佐藤隆治JFA審判マネジャーはこの事象に対して「色々な意見が出るシーンだと思います」とコメントし、「攻撃側の選手がボールにプレーした後にGKが結果的に不用意に倒したと判断してPKという意見もあると思います」と話した。ただ「攻撃側の選手がもう一度ボールにプレーできるかといったら、このケースではガンバの選手がここ(ボールが流れた先)にいるので次プレーできるのはなかなか現実的ではない」と振り返り、御厨主審が「接触はしているけれどもサッカーの一部」としてノーファウルと判定したことを説明。「我々はそれを支持しています」と見解を述べた。

このシーンはオフサイド判定からPKの可能性によるレビューを経てドロップボールでの再開になる複雑な事象だったが、「誰も詰め寄らないですよね」と佐藤氏。最終判定後、両チームの選手やスタッフから大きなリアクションがなかったことに着目した。

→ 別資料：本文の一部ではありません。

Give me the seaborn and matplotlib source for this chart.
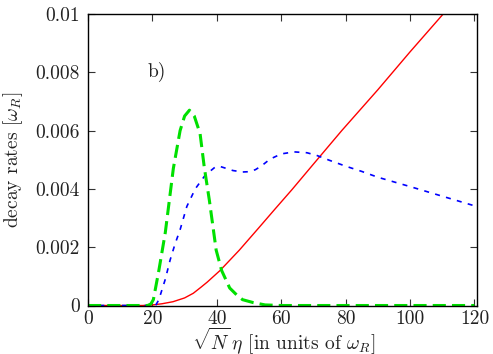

「特に広島の選手からしたらPKになるかもしれないという期待もある中で、判定が(PKには)変わらなかった。色々な思いをすると思います。それはベンチも含めてだと思う。そこで詰め寄って『なんでPKじゃないんですか』ということもないですし、監督も含めてレフェリーの判断に対してリスペクトしてもらっている。なので試合もスムーズに再開できた」

そうした振る舞いによって「このシーンでいえばキャプテンオンリーをする必要はない」と滞りなく試合が再開。佐藤氏は「レフェリーを囲んでいるシーンがJリーグのイメージを考えたときにいいかといったら決してそうではない中で、みんなが良いサッカーをしようとしている中のひとつ」と総括し、チームの協力に感謝を示した。

また、川崎フロンターレ対アビスパ福岡でキャプテンオンリーが適用されたシーンも紹介された。

川崎FのDFフィリプ・ウレモビッチがオンフィールド・レビュー後に一発退場になった後、清水勇人主審は両チームのキャプテンを呼んで判定を説明。佐藤氏は退場処分を受けたウレモビッチも当事者として加わっていたことに理解を示すとともに、川崎Fの主将MF脇坂泰斗が真摯に話を聞いたことでスムーズな再開に至った好事例だとした。

ただ福岡主将DF奈良竜樹は相手選手の退場に納得しているため特に説明することがなかったことから、脇坂のみを呼ぶ形でよかったようだ。佐藤氏はキャプテンオンリーについて「必ずしも両キャプテンを呼ぶのがルールではない」と説明した。

佐藤氏はそうした8月の事象を振り返って「これはこうしなきゃというのもあるし危機感を持っている」とレフェリングの面で課題があることも強調。その上で「レフェリーがこういうふうにしていて、チームも協力してやってくれている。こういう関係をこれからも続けていきたい」と話し、互いに協力しながら魅力ある試合づくりに取り組んでいくことを誓った。